Indivisibility Between Text and Image


Knock knock.

Who's there?


Greenaway who?

You're an imbicile Dead Beat.

Tell me something I don't know.


So begins Beat and Pete.


"Like I was saying: you have got to go very slowly. John Cage, composer, painter, and all-round thinker and cultural catalyst, said that if you introduce twenty percent of novelty into any artwork, watch out-you are going to lose eighty percent of your audience at once. He said you would lose them for fifteen years. Cage was interested in fifteen-year cycles. But he was hopelessly optimistic. The general appreciation, for example, of Western painting has got stuck around Impressionism, and that was 130 years ago, not fifteen years ago."


"So what to do?"


"Japanese hieroglyphs may be a good model for reinventing the desperately-in-need-of-being-reinvented cinema.
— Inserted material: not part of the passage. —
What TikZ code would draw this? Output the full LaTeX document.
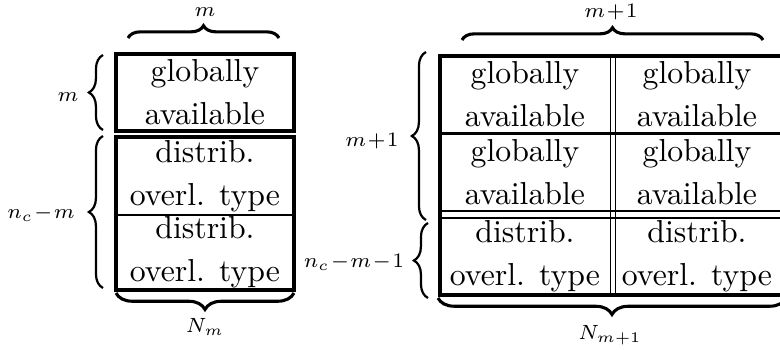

The history of Japanese painting, the history of Japanese calligraphy, and the history of Japanese literature are the same-all grow and have grown together; what you see as an image you read as a text. What you read as a text, you perceive as an image. This was certainly my major aim and model in the film The Pillow Book. Get the Titanic sailing correctly before you worry about the deck chairs. Indivisibility between text and image. Eisenstein saw the possibilities back in the 1920s. His theories of montage assimilated the dual image-text role of the Oriental ideogram. No middlemen. Image and text come together hand in hand. Cinema does not seem to have wanted to learn from such an encouragement. We have encouraged ourselves to need perhaps too many middlemen, too many translators. Most of them lazy. My fictitious Japanese lover's less-than-great calligrapher is Ewan McGregor's Jerome, a translator. St. Jerome was the first major translator of text for the modern world-though his business was to convince us about Christianity. What is it that cinema is trying to convince us of? Christianity and the cinema both desire happy endings. Heaven and a golden sunset. Perhaps, sadly, in the end, cinema is only a translator's art, and you know what they say about translators: traitors all."